Maybe you haven’t watched Can Evrenol’s first film, Baskin, yet. If you’d like to do that before reading on, I’ll wait.
That was nuts, huh? Maybe you’ll want a palette cleanser after that, something more thoughtful or, perhaps, more deliberate. Well, Evernol’s second feature (and his first in English), Housewife, might be right up your alley. Or maybe you really liked the balls-to-the-wallness of Baskin and don’t really need much more story with your garish, nightmarish imagery than that movie provided. In any case, Housewife is a respectably ambitious step forward for Evrenol, even if it stumbles at times.
Holly (Clementine Poidatz) is dealing with some deep shit, fully depicted in Housewife’s opening scenes that leave no stab or kill to the imagination, that revolve around her sister’s murder at the hands of her deranged mother. Understandably, Holly still experiences waking nightmares surrounding this horror even years later, and it’s clear that she is emotionally stunted in several ways. At a dinner party, Holly and her husband are told about a Scientology-esque organization called the Umbrella of Love and Mind that’s having a conference in town, and one of the attendees is a long-lost friend and roommate that has a mysterious connection to them, and are encouraged to attend as a lark.

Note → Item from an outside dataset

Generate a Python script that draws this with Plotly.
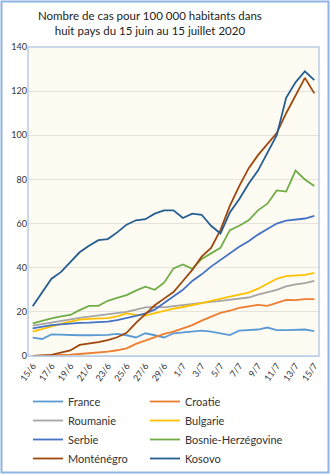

At the conference, with it’s slickly-produced videos and equally-slick and charismatic leader, Bruce O’Hara (David Sakurai), Holly is entranced by the group and is touched by O’Hara. This is where the movie splits in interpretation. What happens next is either a revelation for Holly as a predestined martyr for the group’s apocalyptic vision, or a complete dissociative break from reality. At no point after this in Housewife, is it clear which is which, and as a viewer, it scared the hell out of me.

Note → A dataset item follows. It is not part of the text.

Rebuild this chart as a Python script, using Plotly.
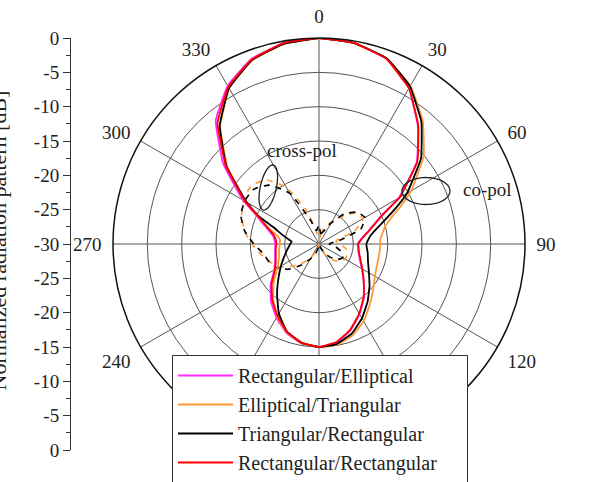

Playing on some of the same themes of Baskin’s opener, Evrenol expertly lays out the harrowing events from Holly’s perspective in a way that reminds me of the twisted fairy-tale style of a Guillermo Del Toro circa Pan’s Labyrinth. Ultimately, I found myself thinking a lot about how Holly’s trauma is both shaped and directed by the men she encounters (other than the original trauma brought on by her mother), and how little agency she’s given throughout the film. She’s basically steered through the events of Housewife like a vehicle for despair.

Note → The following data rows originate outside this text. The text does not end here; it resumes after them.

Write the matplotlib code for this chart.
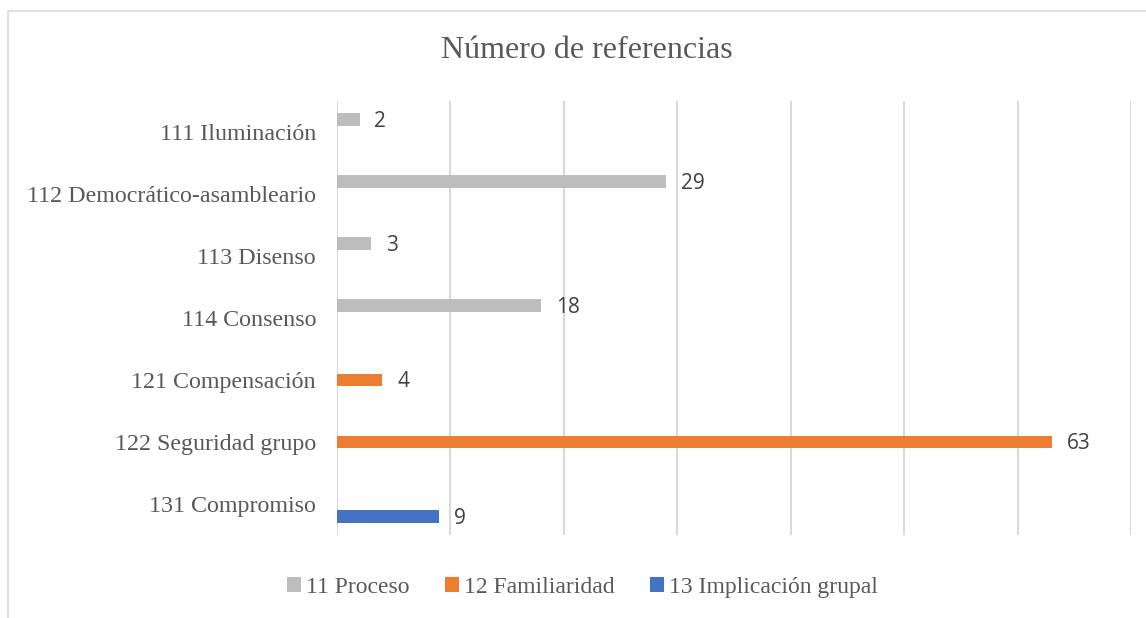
import matplotlib.pyplot as plt
import numpy as np
from matplotlib.patches import Rectangle

categorias = ['111 Iluminación', '112 Democrático-asambleario', '113 Disenso',
              '114 Consenso', '121 Compensación', '122 Seguridad grupo',
              '131 Compromiso']
series = ['11 Proceso', '12 Familiaridad', '13 Implicación grupal']
proceso = [2, 29, 3, 18, 0, 0, 0]
familiaridad = [0, 0, 0, 0, 4, 63, 0]
implicacion = [0, 0, 0, 0, 0, 0, 9]
colores = ['#BDBDBD', '#ED7D31', '#4472C4']

fig = plt.figure(figsize=(11.46, 6.18), dpi=100)
ax = fig.add_axes([0.294, 0.134, 0.693, 0.703])

# marco del grafico
fig.patches.append(Rectangle((0.007, -0.01), 1.0, 0.992, transform=fig.transFigure,
                             fill=False, edgecolor='#D9D9D9', linewidth=1.2))

y = np.arange(len(categorias))
alto = 0.2
offsets = [-0.2, 0.0, 0.2]
for vals, off, col, nom in zip([proceso, familiaridad, implicacion], offsets, colores, series):
    vals = np.array(vals)
    ax.barh(y + off, vals, height=alto, color=col, label=nom, zorder=3)
    for yi, v in zip(y + off, vals):
        if v > 0:
            ax.text(v + 1.3, yi + 0.03, str(v), va='center', ha='left',
                    fontsize=15, color='#404040', family='Open Sans')

ax.set_xlim(0, 70)
ax.set_ylim(6.5, -0.5)
ax.set_xticks(np.arange(0, 71, 10))
ax.set_xticklabels([])
ax.tick_params(axis='x', length=0)
ax.tick_params(axis='y', length=0, pad=15)
ax.set_yticks(y)
ax.set_yticklabels(categorias, family='Liberation Serif', fontsize=17.3, color='#595959')
ax.grid(axis='x', color='#D9D9D9', linewidth=1.5, zorder=0)
for s in ax.spines.values():
    s.set_visible(False)

fig.text(0.512, 0.918, 'Número de referencias', ha='center', va='center',
         family='Liberation Serif', fontsize=23, color='#595959')

leg = fig.legend(loc='center', bbox_to_anchor=(0.508, 0.05), ncol=3, frameon=False,
                 prop={'family': 'Liberation Serif', 'size': 17},
                 handlelength=0.6, handleheight=0.6, handletextpad=0.2, columnspacing=1.5)
for t in leg.get_texts():
    t.set_color('#595959')

plt.savefig('out.png', dpi=100)
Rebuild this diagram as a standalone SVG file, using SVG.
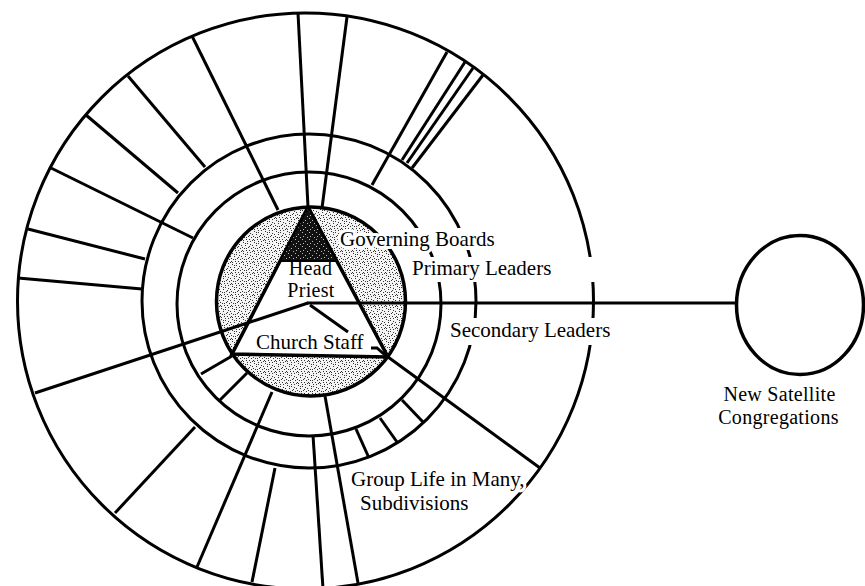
<svg xmlns="http://www.w3.org/2000/svg" width="865" height="586" viewBox="0 0 865 586">
<style>
.ln{stroke:#000;stroke-width:3;fill:none;stroke-linecap:butt}
.ring{stroke:#000;stroke-width:3;fill:none}
.t{font-family:"Liberation Serif","Times New Roman",serif;font-size:21px;fill:#000}
.s{font-size:20px;letter-spacing:0.3px}
.halo{stroke:#fff;stroke-width:6;paint-order:stroke;stroke-linejoin:round}
.box{fill:#fff;stroke:none}
</style>
<defs>
<pattern id="stip" width="11" height="11" patternUnits="userSpaceOnUse">
<rect width="11" height="11" fill="#f4f4f4"/>
<g fill="#333">
<rect x="1" y="0" width="1" height="1"/><rect x="5" y="1" width="1" height="1"/><rect x="8" y="2" width="1" height="1"/>
<rect x="3" y="3" width="1" height="1"/><rect x="10" y="3" width="1" height="1"/><rect x="0" y="5" width="1" height="1"/>
<rect x="6" y="5" width="1" height="1"/><rect x="2" y="6" width="1" height="1"/><rect x="9" y="6" width="1" height="1"/>
<rect x="4" y="8" width="1" height="1"/><rect x="7" y="8" width="1" height="1"/><rect x="1" y="9" width="1" height="1"/>
<rect x="10" y="9" width="1" height="1"/><rect x="5" y="10" width="1" height="1"/><rect x="8" y="10" width="1" height="1"/>
<rect x="3" y="1" width="1" height="1"/><rect x="7" y="4" width="1" height="1"/><rect x="4" y="6" width="1" height="1"/>
<rect x="0" y="8" width="1" height="1"/>
</g>
</pattern>
<pattern id="dark" width="7" height="7" patternUnits="userSpaceOnUse">
<rect width="7" height="7" fill="#111"/>
<g fill="#bbb"><rect x="1" y="1" width="1" height="1"/><rect x="4" y="3" width="1" height="1"/><rect x="2" y="5" width="1" height="1"/><rect x="6" y="6" width="1" height="1"/></g>
</pattern>
</defs>
<rect width="865" height="586" fill="#fff"/>

<g id="core">
<circle cx="311" cy="301.5" r="94.5" fill="url(#stip)" stroke="#000" stroke-width="3.5"/>
<polygon points="308,207 232,354 388,357" fill="#fff" stroke="#000" stroke-width="3.5" stroke-linejoin="miter"/>
<polygon points="308,207 280,261 337,261" fill="url(#dark)" stroke="#000" stroke-width="2"/>
</g>

<g id="ring-primary"><circle class="ring" cx="309" cy="304" r="132"/></g>
<g id="ring-secondary"><circle class="ring" cx="309" cy="301" r="167"/></g>
<g id="ring-group"><circle class="ring" cx="305.5" cy="301" r="288"/></g>

<g id="connectors">
<path class="ln" d="M192,36 L278,210"/>
<path class="ln" d="M298,13 L308,207"/>
<path class="ln" d="M347,17 L322,208"/>
<path class="ln" d="M447,52 L372,185"/>
<path class="ln" d="M465,62 L402,160"/>
<path class="ln" d="M473,68 L407,163"/>
<path class="ln" d="M483,75 L412,168"/>
<path class="ln" d="M128,76 L205,167"/>
<path class="ln" d="M86,115 L178,193"/>
<path class="ln" d="M51,168 L193,238"/>
<path class="ln" d="M28,229 L145,259"/>
<path class="ln" d="M18,278 L142,289"/>
<path class="ln" d="M35,393 L308,303"/>
<path class="ln" d="M307,303 L737,303"/>
<path class="ln" d="M310,305 L348,332"/>
<path class="ln" d="M371,348 L377,348 L386,356" stroke-width="2"/>
<path class="ln" d="M388,357 L540,468"/>
<path class="ln" d="M402,400 L423,422"/>
<path class="ln" d="M380,418 L397,442"/>
<path class="ln" d="M356,429 L369,458"/>
<path class="ln" d="M325,396 L358,583"/>
<path class="ln" d="M313,435 L323,589"/>
<path class="ln" d="M275,468 L252,582"/>
<path class="ln" d="M272,392 L197,567"/>
<path class="ln" d="M195,427 L115,513"/>
<path class="ln" d="M247,373 L220,400"/>
<path class="ln" d="M232,356 L201,374"/>
</g>

<g id="satellite">
<ellipse cx="800" cy="305" rx="63.5" ry="69.5" fill="#fff" stroke="#000" stroke-width="3.5"/>
<text class="t s" x="779.5" y="401" text-anchor="middle">New Satellite</text>
<text class="t s" x="778.5" y="424" text-anchor="middle">Congregations</text>
</g>

<g id="labels">
<rect class="box" x="392" y="228" width="108" height="22"/>
<rect class="box" x="408" y="257" width="195" height="25"/>
<rect class="box" x="446" y="318" width="168" height="27"/>
<text class="t halo" x="340" y="246">Governing Boards</text>
<text class="t s" x="310.5" y="275" text-anchor="middle">Head</text>
<text class="t s" x="311" y="297" text-anchor="middle">Priest</text>
<text class="t" x="256" y="349">Church Staff</text>
<text class="t" x="412" y="275">Primary Leaders</text>
<text class="t" x="450" y="337">Secondary Leaders</text>
<text class="t halo" x="351" y="486">Group Life in Many,</text>
<text class="t halo" x="360" y="510">Subdivisions</text>
</g>
</svg>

The otherworldly aesthetic, sitting somewhere nearby Panos Cosmatos’s Mandy in your collection of red/blue horror flicks from the past year, emphasizes the dreamlike quality of Holly’s experiences, slowly normalizing the surreal sights onscreen until you’re suddenly faced with some of the most hellish sequences the genre has produced in a while. Unlike Baskin, which was an animalistic, violently sexual experience, Housewife takes it’s time with it’s erotic imagery, allowing (or forcing) you to savour it, even when the taste is as bitter as it gets.
Evrenol is nothing if not a student of the horror game, and Housewife plays out like a highlight reel of his influences – Fulci, Argento, Polanski, and more than a little Lovecraft are all represented here in both aesthetic and story – while retaining its own style. The last few minutes of the film are a love letter to practical effects (some of the best I’ve seen all year), even if their storyline implications and explanations are left frustratingly vague.
In my opinion, Evrenol bites off slightly more than he can chew in Housewife, with his actors doing their best with a complex story and vying for your attention against some of the most intense visuals in horror this year, all while speaking a language that isn’t their first. It’s awkward, though his leads in Poidatz and Sakurai are up to the task even if the rest of the cast might struggle. The stilted dialogue and a synth-heavy score by Antoni Maiovvi gives Housewife a pulpy 70’s Eurotrash vibe that I’m not sure is completely intentional, but which works for me, especially when things go deliciously off the rails in the film’s climax.
No one will ever say, about Housewife, that Can Evrenol’s retreading the same ground as he did with Baskin, or that he hasn’t shown growth as a filmmaker. His vision is aggressive but mature, and will be the perfect crowd-pleaser (provided you have access to a crowd of hardcore horror sickos) this Halloween.
Housewife drops on DVD, Digital HD, and VOD from RLJE Films on October 2. We reviewed the DVD version.